Begin

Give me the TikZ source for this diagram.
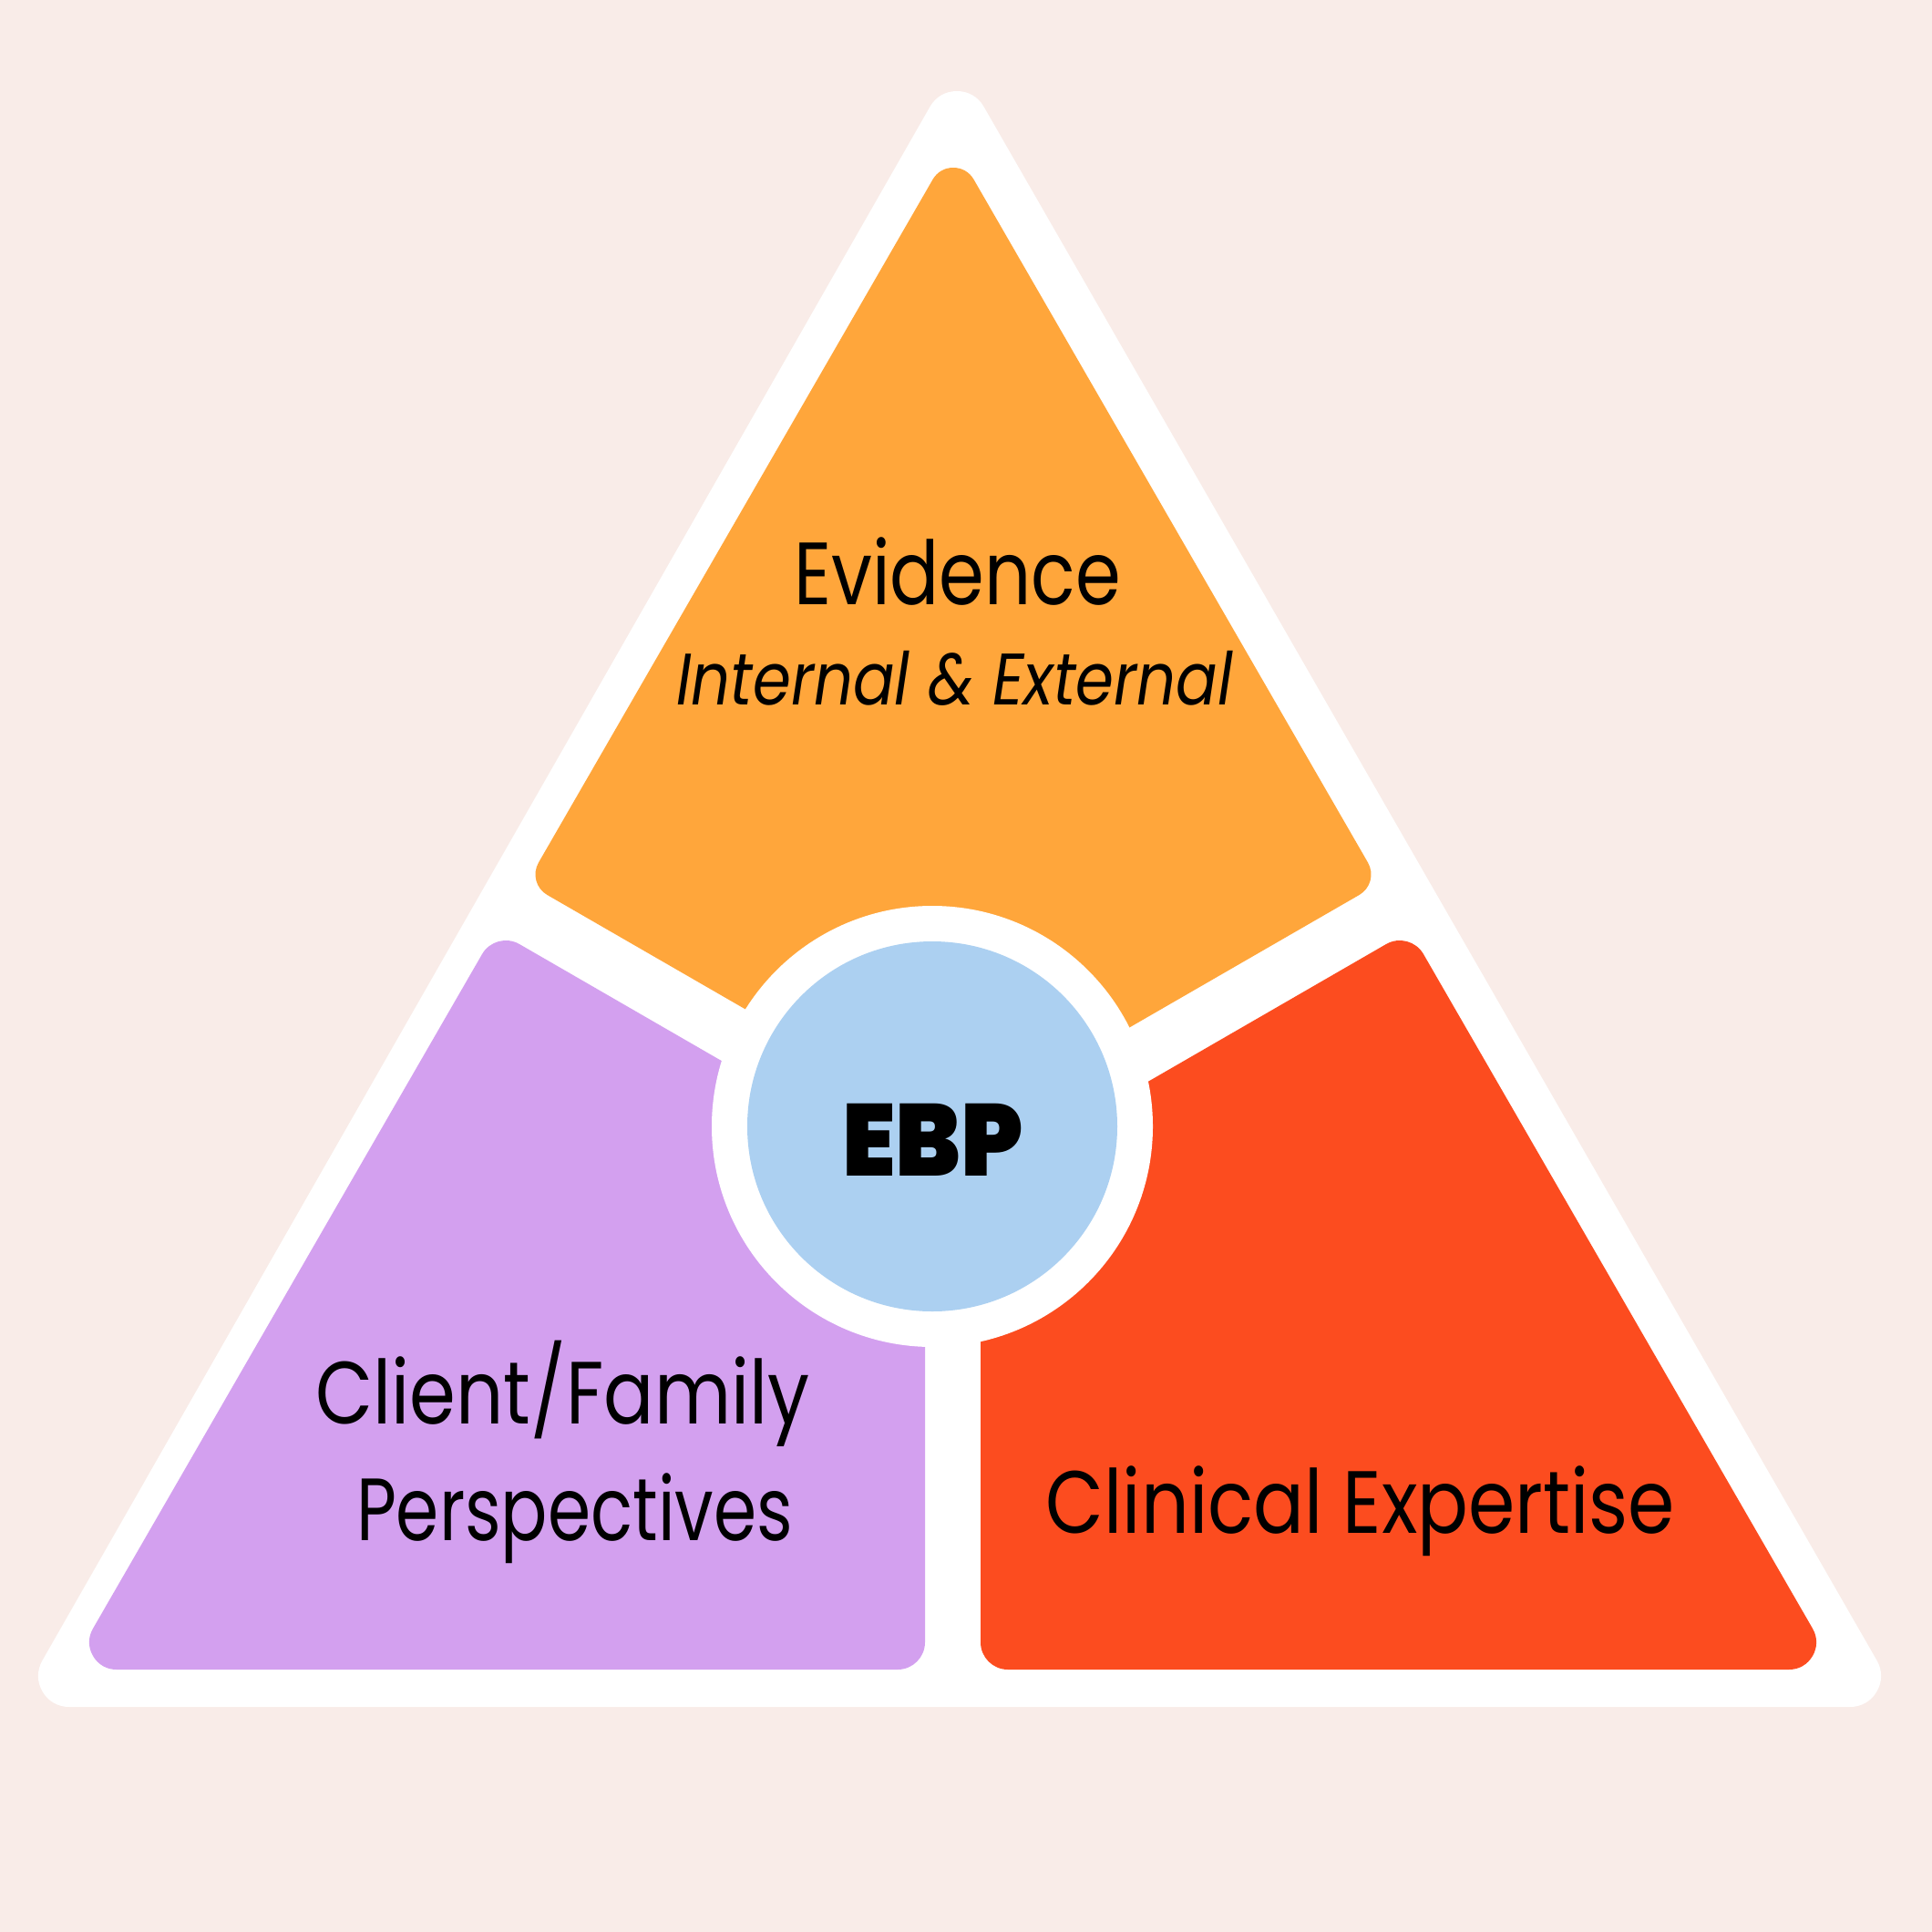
\documentclass[tikz,border=0pt]{standalone}
\usepackage{graphicx}
\usepackage{fontspec}
\setmainfont{Poppins}[FakeStretch=0.86]
\newfontfamily\ebpfont{Poppins Black}[FakeStretch=0.94]
\definecolor{bgpink}{HTML}{F9ECE8}
\definecolor{evorange}{HTML}{FFA63B}
\definecolor{cfpurple}{HTML}{D3A0EF}
\definecolor{cered}{HTML}{FC4C1F}
\definecolor{ebpblue}{HTML}{ACD0F1}
\tikzset{
  lbl/.style={anchor=base, inner sep=0pt, text=black},
  mainlbl/.style={lbl, font=\fontsize{97}{100}\selectfont},
  sublbl/.style={lbl, font=\fontsize{80}{84}\selectfont\itshape},
  ebplbl/.style={lbl, font=\fontsize{112}{116}\ebpfont},
  roundfill/.style={fill=#1, draw=#1, line join=round}
}
\begin{document}
\begin{tikzpicture}[x=1pt,y=-1pt]
\useasboundingbox (0,0) rectangle (2120,2120);
\fill[bgpink] (0,0) rectangle (2120,2120);
% outer white triangle (inset polygon + round stroke = rounded corners r=34)
\filldraw[roundfill=white, line width=68pt] (1050,134) -- (2030,1839) -- (76,1839) -- cycle;
% Evidence sector (r=26)
\filldraw[roundfill=evorange, line width=52pt] (1046,210) -- (1478.5,959.5) -- (1046,1209) -- (613.5,959.5) -- cycle;
% Client/Family sector (r=30)
\filldraw[roundfill=cfpurple, line width=60pt] (555,1062) -- (985,1310.3) -- (985,1802) -- (128,1802) -- cycle;
% Clinical Expertise sector (r=30)
\filldraw[roundfill=cered, line width=60pt] (1536,1062) -- (1963,1802) -- (1106,1802) -- (1106,1310.3) -- cycle;
% centre
\node[circle, fill=white, minimum size=484pt, inner sep=0pt] (ring) at (1023,1236) {};
\node[circle, fill=ebpblue, minimum size=406pt, inner sep=0pt] (ebp) at (1023,1236) {};
% labels
\node[mainlbl] (evid) at (1050.5,663) {\scalebox{0.96}[1]{Evidence}};
\node[sublbl] (intext) at (1047.5,773) {\scalebox{0.98}[1]{Internal \& External}};
\node[ebplbl] (ebptext) at (1023.5,1290) {EBP};
\node[mainlbl] (client) at (617.5,1562) {\scalebox{0.98}[1]{Client/Family}};
\node[mainlbl] (persp) at (630.5,1690) {\scalebox{0.91}[1]{Perspectives}};
\node[mainlbl] (clin) at (1493,1682) {\scalebox{0.99}[1]{Clinical Expertise}};
\end{tikzpicture}
\end{document}
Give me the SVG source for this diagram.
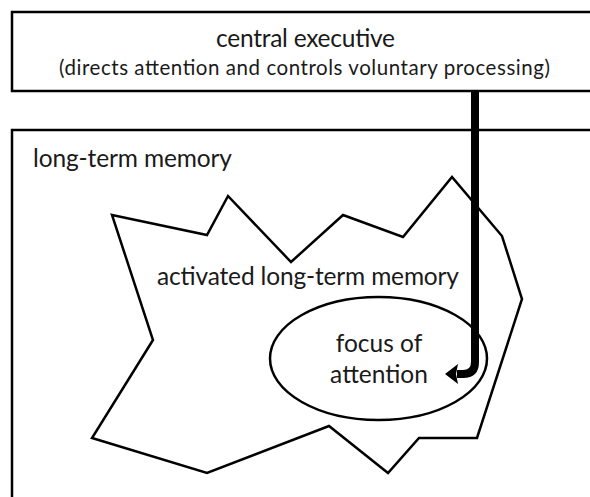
<svg xmlns="http://www.w3.org/2000/svg" width="590" height="497" viewBox="0 0 590 497">
  <defs>
    <style>
      .box { fill: #ffffff; stroke: #000000; stroke-width: 2.5; }
      .shape { fill: #ffffff; stroke: #000000; stroke-width: 2.5; stroke-linejoin: miter; }
      .big { font-family: Lato, "Liberation Sans", sans-serif; font-size: 24.5px; fill: #1a1a1a; }
      .small { font-family: Lato, "Liberation Sans", sans-serif; font-size: 20.5px; fill: #1a1a1a; }
      .conn { fill: none; stroke: #000000; stroke-width: 8; }
    </style>
  </defs>
  <rect width="590" height="497" fill="#ffffff"/>

  <g id="long-term-memory">
    <rect class="box" x="12" y="130" width="600" height="400"/>
    <text class="big" x="33" y="167" textLength="199">long-term memory</text>
  </g>

  <g id="activated-long-term-memory">
    <polygon class="shape" points="112,215 207,235 228,196 291,262 343,215 403,237 452,177 502,236 522,299 477,438 419,438 388,473 329,426 207,473 92,438 153,340"/>
    <text class="big" x="157" y="285" textLength="302">activated long-term memory</text>
  </g>

  <g id="focus-of-attention">
    <ellipse class="shape" cx="378.5" cy="358.5" rx="108.5" ry="61.5"/>
    <text class="big" x="379" y="352" text-anchor="middle">focus of</text>
    <text class="big" x="379" y="383" text-anchor="middle">attention</text>
  </g>

  <g id="central-executive">
    <rect class="box" x="12" y="12" width="600" height="79"/>
    <text class="big" x="216" y="47" textLength="179">central executive</text>
    <text class="small" x="59" y="75" textLength="491">(directs attention and controls voluntary processing)</text>
  </g>

  <g id="connectors">
    <path class="conn" d="M475,91 V362 Q475,374 463,374 H457"/>
    <polygon points="445,374 458,364 456,374 458,384" fill="#000000"/>
  </g>
</svg>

End

**DIRECTION**
Set down every record once more, word for word, without pictures.

**WORKED SOLUTION**
Give me the TikZ source for this diagram.
\documentclass[tikz,border=0pt]{standalone}
\usepackage{graphicx}
\usepackage{fontspec}
\setmainfont{Poppins}[FakeStretch=0.86]
\newfontfamily\ebpfont{Poppins Black}[FakeStretch=0.94]
\definecolor{bgpink}{HTML}{F9ECE8}
\definecolor{evorange}{HTML}{FFA63B}
\definecolor{cfpurple}{HTML}{D3A0EF}
\definecolor{cered}{HTML}{FC4C1F}
\definecolor{ebpblue}{HTML}{ACD0F1}
\tikzset{
  lbl/.style={anchor=base, inner sep=0pt, text=black},
  mainlbl/.style={lbl, font=\fontsize{97}{100}\selectfont},
  sublbl/.style={lbl, font=\fontsize{80}{84}\selectfont\itshape},
  ebplbl/.style={lbl, font=\fontsize{112}{116}\ebpfont},
  roundfill/.style={fill=#1, draw=#1, line join=round}
}
\begin{document}
\begin{tikzpicture}[x=1pt,y=-1pt]
\useasboundingbox (0,0) rectangle (2120,2120);
\fill[bgpink] (0,0) rectangle (2120,2120);
% outer white triangle (inset polygon + round stroke = rounded corners r=34)
\filldraw[roundfill=white, line width=68pt] (1050,134) -- (2030,1839) -- (76,1839) -- cycle;
% Evidence sector (r=26)
\filldraw[roundfill=evorange, line width=52pt] (1046,210) -- (1478.5,959.5) -- (1046,1209) -- (613.5,959.5) -- cycle;
% Client/Family sector (r=30)
\filldraw[roundfill=cfpurple, line width=60pt] (555,1062) -- (985,1310.3) -- (985,1802) -- (128,1802) -- cycle;
% Clinical Expertise sector (r=30)
\filldraw[roundfill=cered, line width=60pt] (1536,1062) -- (1963,1802) -- (1106,1802) -- (1106,1310.3) -- cycle;
% centre
\node[circle, fill=white, minimum size=484pt, inner sep=0pt] (ring) at (1023,1236) {};
\node[circle, fill=ebpblue, minimum size=406pt, inner sep=0pt] (ebp) at (1023,1236) {};
% labels
\node[mainlbl] (evid) at (1050.5,663) {\scalebox{0.96}[1]{Evidence}};
\node[sublbl] (intext) at (1047.5,773) {\scalebox{0.98}[1]{Internal \& External}};
\node[ebplbl] (ebptext) at (1023.5,1290) {EBP};
\node[mainlbl] (client) at (617.5,1562) {\scalebox{0.98}[1]{Client/Family}};
\node[mainlbl] (persp) at (630.5,1690) {\scalebox{0.91}[1]{Perspectives}};
\node[mainlbl] (clin) at (1493,1682) {\scalebox{0.99}[1]{Clinical Expertise}};
\end{tikzpicture}
\end{document}
Give me the SVG source for this diagram.
<svg xmlns="http://www.w3.org/2000/svg" width="590" height="497" viewBox="0 0 590 497">
  <defs>
    <style>
      .box { fill: #ffffff; stroke: #000000; stroke-width: 2.5; }
      .shape { fill: #ffffff; stroke: #000000; stroke-width: 2.5; stroke-linejoin: miter; }
      .big { font-family: Lato, "Liberation Sans", sans-serif; font-size: 24.5px; fill: #1a1a1a; }
      .small { font-family: Lato, "Liberation Sans", sans-serif; font-size: 20.5px; fill: #1a1a1a; }
      .conn { fill: none; stroke: #000000; stroke-width: 8; }
    </style>
  </defs>
  <rect width="590" height="497" fill="#ffffff"/>

  <g id="long-term-memory">
    <rect class="box" x="12" y="130" width="600" height="400"/>
    <text class="big" x="33" y="167" textLength="199">long-term memory</text>
  </g>

  <g id="activated-long-term-memory">
    <polygon class="shape" points="112,215 207,235 228,196 291,262 343,215 403,237 452,177 502,236 522,299 477,438 419,438 388,473 329,426 207,473 92,438 153,340"/>
    <text class="big" x="157" y="285" textLength="302">activated long-term memory</text>
  </g>

  <g id="focus-of-attention">
    <ellipse class="shape" cx="378.5" cy="358.5" rx="108.5" ry="61.5"/>
    <text class="big" x="379" y="352" text-anchor="middle">focus of</text>
    <text class="big" x="379" y="383" text-anchor="middle">attention</text>
  </g>

  <g id="central-executive">
    <rect class="box" x="12" y="12" width="600" height="79"/>
    <text class="big" x="216" y="47" textLength="179">central executive</text>
    <text class="small" x="59" y="75" textLength="491">(directs attention and controls voluntary processing)</text>
  </g>

  <g id="connectors">
    <path class="conn" d="M475,91 V362 Q475,374 463,374 H457"/>
    <polygon points="445,374 458,364 456,374 458,384" fill="#000000"/>
  </g>
</svg>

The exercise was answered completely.